Mitch Carmody of Heartlight Studios spoke with Dr. Heidi Horsley during the 2015 Association of Death Education and Counseling 2015 about the death of a child. He lost his own son when his child was just nine, and he says the biggest help in addressing your grief is not to forget. It’s common in American society to want to put things behind us, but the first year of grief is just the beginning. Grief can often act like an infant, and it can take just as long as a person to mature. In the first year, grief is an infant that needs to be held and hugged. It can easily take a lifetime to develop.

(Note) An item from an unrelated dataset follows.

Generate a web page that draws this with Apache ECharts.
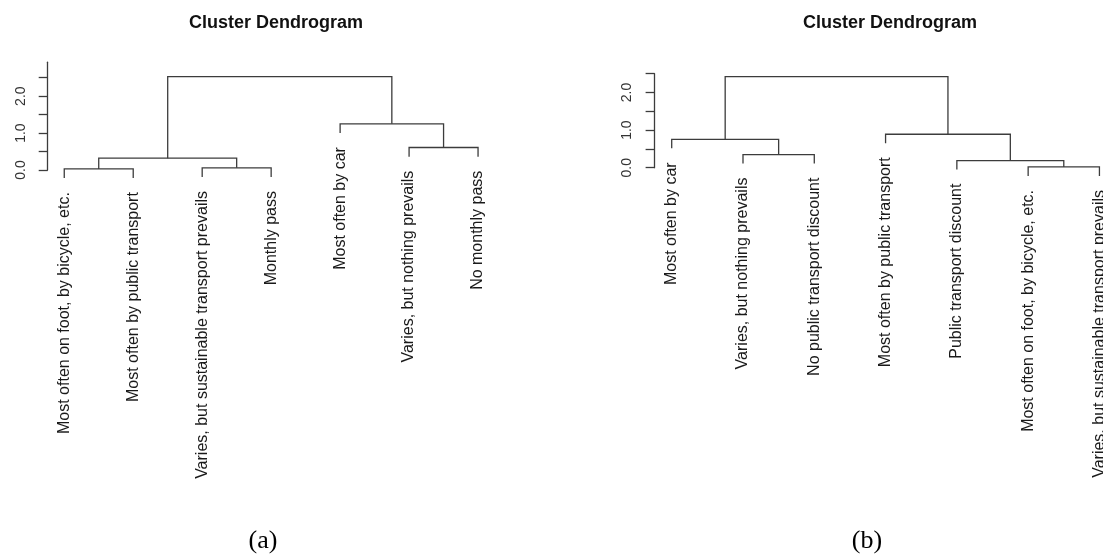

Some people can stay in trauma their entire lives, he explains. Others may reach autonomy after a few years. Even five years can be new, he says. “You’re a five year old in your grief…I’m a 27 year old in my grief,” he shares. He’s personally reached “college age” as a griever, and at this stage wants to help people. People, especially in grief, can relate to Winnie the Pooh characters. Those personality profiles make it a little simpler to work with and help those in grief.
The Age of Grief
Identifying who you are in terms of Winnie the Pooh can also help those in grief figure out what will aid them best. “We have to educate the Tiggers in the world,” he says. He’s a strong advocate of The Compassionate Friends as well as Bereaved Parents USA or your local church. Seek out groups that provide support and resources, no matter how fresh your grief.
There’s no way to understand how someone in grief feels, but sympathy is key. Finding a supportive network can help “mature” your grief, understand it, and learn how to handle it on a day to day basis in a healthier manner.